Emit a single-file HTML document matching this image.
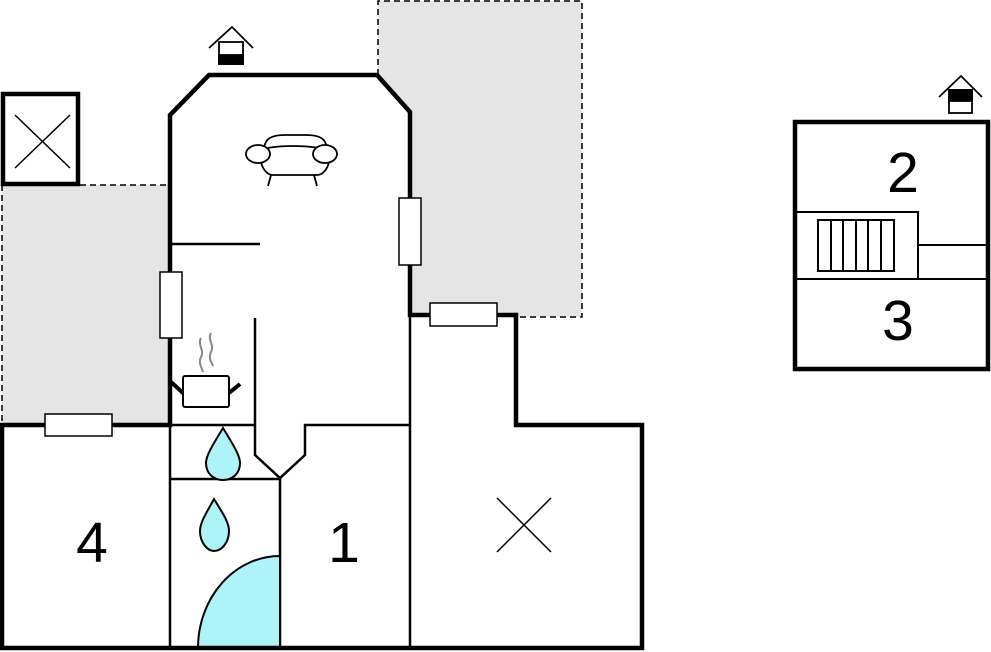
<!DOCTYPE html>
<html><head><style>html,body{margin:0;padding:0;background:#fff}svg{display:block}</style></head>
<body>
<svg width="991" height="652" viewBox="0 0 991 652" xmlns="http://www.w3.org/2000/svg" font-family="Liberation Sans, sans-serif">
<rect x="2" y="185" width="166" height="240" fill="#e5e5e5"/>
<rect x="378" y="1" width="204" height="316" fill="#e5e5e5"/>
<path d="M80 185 H168 M2 185 V425" stroke="#000" stroke-width="1.5" stroke-dasharray="6,4" fill="none"/>
<path d="M378 75 V1 H582 V317 H516" stroke="#000" stroke-width="1.5" stroke-dasharray="6,4" fill="none"/>
<path d="M170 425 V115 L209 75 H377 L410 112 V315 H516 V425 H642 V648 H2 V425 Z" fill="#fff"/>
<g stroke="#000" stroke-width="2.5" fill="none">
<path d="M170 425 V648"/>
<path d="M410 315 V648"/>
<path d="M170 425 H255"/>
<path d="M255 318 V455 L280 478 L305 455 V425 H410"/>
<path d="M280 478 V648"/>
<path d="M170 479 H280"/>
<path d="M172 244 H260"/>
</g>
<path d="M198 647 A82 92 0 0 1 280 556 V647 Z" fill="#aef3f8" stroke="#000" stroke-width="2"/>
<path d="M223 428 C214 443 206 455 206 463 C206 474 214 480 223 480 C232 480 240 474 240 463 C240 455 232 443 223 428 Z" fill="#aef3f8" stroke="#000" stroke-width="2"/>
<path d="M214 499 C207 512 200 522 200 531 C200 542 207 551 214 551 C222 551 229 542 229 531 C229 522 222 512 214 499 Z" fill="#aef3f8" stroke="#000" stroke-width="2"/>
<path d="M170 425 V115 L209 75 H377 L410 112 V315 H516 V425 H642 V648 H2 V425 Z" fill="none" stroke="#000" stroke-width="4.5"/>
<rect x="3" y="94" width="75" height="90" fill="#fff" stroke="#000" stroke-width="4.5"/>
<path d="M15 115 L70 168 M70 115 L15 168" stroke="#000" stroke-width="1.5"/>
<path d="M497 498 L551 552 M551 498 L497 552" stroke="#000" stroke-width="1.5"/>
<g fill="#fff" stroke="#000" stroke-width="1.5">
<rect x="160" y="272" width="22" height="66"/>
<rect x="399" y="198" width="22" height="67"/>
<rect x="430" y="303" width="67" height="23"/>
<rect x="45" y="414" width="67" height="22"/>
</g>
<g stroke="#000" stroke-width="2" fill="#fff">
<path d="M170 381 L183 393" stroke-width="4"/>
<path d="M229 393 L240 384" stroke-width="4"/>
<rect x="183" y="376" width="46" height="31" rx="2"/>
</g>
<path d="M201 338 C197 345 205 350 201 357 C198 363 202 368 203 372 M211 333 C207 340 215 345 211 352 C208 358 212 363 213 366" stroke="#888" stroke-width="2" fill="none"/>
<g stroke="#000" stroke-width="1.8" fill="#fff">
<path d="M263 158 C263 140 268 135 285 135 H306 C323 135 328 140 328 158 Z"/>
<path d="M260 152 C262 144 322 144 330 152 C330 170 322 175 317 175 H273 C268 175 260 170 260 152 Z"/>
<ellipse cx="258" cy="154" rx="12" ry="9"/>
<ellipse cx="325" cy="154" rx="12" ry="9"/>
<path d="M271 175 L268 186 M314 175 L317 186" fill="none"/>
</g>
<g stroke="#000" stroke-width="1.8">
<path d="M209 48 L232 27 L253 48" fill="none"/>
<rect x="219" y="42" width="24" height="22" fill="#fff"/>
<rect x="219" y="55" width="24" height="9" fill="#000"/>
</g>
<g stroke="#000" stroke-width="1.8">
<path d="M939 97 L961 76 L982 97" fill="none"/>
<rect x="949" y="90" width="23" height="23" fill="#fff"/>
<rect x="949" y="90" width="23" height="11" fill="#000"/>
</g>
<rect x="795" y="122" width="193" height="247" fill="#fff" stroke="#000" stroke-width="4.5"/>
<g stroke="#000" stroke-width="2" fill="none">
<rect x="796" y="212" width="122" height="67"/>
<path d="M918 245 H988 M796 279 H988"/>
<rect x="818" y="220" width="76" height="51"/>
<path d="M831 220 V271 M843 220 V271 M856 220 V271 M868 220 V271 M881 220 V271"/>
</g>
<g font-size="57" fill="#000" text-anchor="middle">
<text x="903" y="192">2</text>
<text x="898" y="340">3</text>
<text x="92" y="562">4</text>
<text x="344" y="562">1</text>
</g>
</svg>
</body></html>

Your task: Print each line of the material above exactly, with the pictures removed from your copy.

Result of the task:
Emit a single-file HTML document matching this image.
<!DOCTYPE html>
<html><head><style>html,body{margin:0;padding:0;background:#fff}svg{display:block}</style></head>
<body>
<svg width="991" height="652" viewBox="0 0 991 652" xmlns="http://www.w3.org/2000/svg" font-family="Liberation Sans, sans-serif">
<rect x="2" y="185" width="166" height="240" fill="#e5e5e5"/>
<rect x="378" y="1" width="204" height="316" fill="#e5e5e5"/>
<path d="M80 185 H168 M2 185 V425" stroke="#000" stroke-width="1.5" stroke-dasharray="6,4" fill="none"/>
<path d="M378 75 V1 H582 V317 H516" stroke="#000" stroke-width="1.5" stroke-dasharray="6,4" fill="none"/>
<path d="M170 425 V115 L209 75 H377 L410 112 V315 H516 V425 H642 V648 H2 V425 Z" fill="#fff"/>
<g stroke="#000" stroke-width="2.5" fill="none">
<path d="M170 425 V648"/>
<path d="M410 315 V648"/>
<path d="M170 425 H255"/>
<path d="M255 318 V455 L280 478 L305 455 V425 H410"/>
<path d="M280 478 V648"/>
<path d="M170 479 H280"/>
<path d="M172 244 H260"/>
</g>
<path d="M198 647 A82 92 0 0 1 280 556 V647 Z" fill="#aef3f8" stroke="#000" stroke-width="2"/>
<path d="M223 428 C214 443 206 455 206 463 C206 474 214 480 223 480 C232 480 240 474 240 463 C240 455 232 443 223 428 Z" fill="#aef3f8" stroke="#000" stroke-width="2"/>
<path d="M214 499 C207 512 200 522 200 531 C200 542 207 551 214 551 C222 551 229 542 229 531 C229 522 222 512 214 499 Z" fill="#aef3f8" stroke="#000" stroke-width="2"/>
<path d="M170 425 V115 L209 75 H377 L410 112 V315 H516 V425 H642 V648 H2 V425 Z" fill="none" stroke="#000" stroke-width="4.5"/>
<rect x="3" y="94" width="75" height="90" fill="#fff" stroke="#000" stroke-width="4.5"/>
<path d="M15 115 L70 168 M70 115 L15 168" stroke="#000" stroke-width="1.5"/>
<path d="M497 498 L551 552 M551 498 L497 552" stroke="#000" stroke-width="1.5"/>
<g fill="#fff" stroke="#000" stroke-width="1.5">
<rect x="160" y="272" width="22" height="66"/>
<rect x="399" y="198" width="22" height="67"/>
<rect x="430" y="303" width="67" height="23"/>
<rect x="45" y="414" width="67" height="22"/>
</g>
<g stroke="#000" stroke-width="2" fill="#fff">
<path d="M170 381 L183 393" stroke-width="4"/>
<path d="M229 393 L240 384" stroke-width="4"/>
<rect x="183" y="376" width="46" height="31" rx="2"/>
</g>
<path d="M201 338 C197 345 205 350 201 357 C198 363 202 368 203 372 M211 333 C207 340 215 345 211 352 C208 358 212 363 213 366" stroke="#888" stroke-width="2" fill="none"/>
<g stroke="#000" stroke-width="1.8" fill="#fff">
<path d="M263 158 C263 140 268 135 285 135 H306 C323 135 328 140 328 158 Z"/>
<path d="M260 152 C262 144 322 144 330 152 C330 170 322 175 317 175 H273 C268 175 260 170 260 152 Z"/>
<ellipse cx="258" cy="154" rx="12" ry="9"/>
<ellipse cx="325" cy="154" rx="12" ry="9"/>
<path d="M271 175 L268 186 M314 175 L317 186" fill="none"/>
</g>
<g stroke="#000" stroke-width="1.8">
<path d="M209 48 L232 27 L253 48" fill="none"/>
<rect x="219" y="42" width="24" height="22" fill="#fff"/>
<rect x="219" y="55" width="24" height="9" fill="#000"/>
</g>
<g stroke="#000" stroke-width="1.8">
<path d="M939 97 L961 76 L982 97" fill="none"/>
<rect x="949" y="90" width="23" height="23" fill="#fff"/>
<rect x="949" y="90" width="23" height="11" fill="#000"/>
</g>
<rect x="795" y="122" width="193" height="247" fill="#fff" stroke="#000" stroke-width="4.5"/>
<g stroke="#000" stroke-width="2" fill="none">
<rect x="796" y="212" width="122" height="67"/>
<path d="M918 245 H988 M796 279 H988"/>
<rect x="818" y="220" width="76" height="51"/>
<path d="M831 220 V271 M843 220 V271 M856 220 V271 M868 220 V271 M881 220 V271"/>
</g>
<g font-size="57" fill="#000" text-anchor="middle">
<text x="903" y="192">2</text>
<text x="898" y="340">3</text>
<text x="92" y="562">4</text>
<text x="344" y="562">1</text>
</g>
</svg>
</body></html>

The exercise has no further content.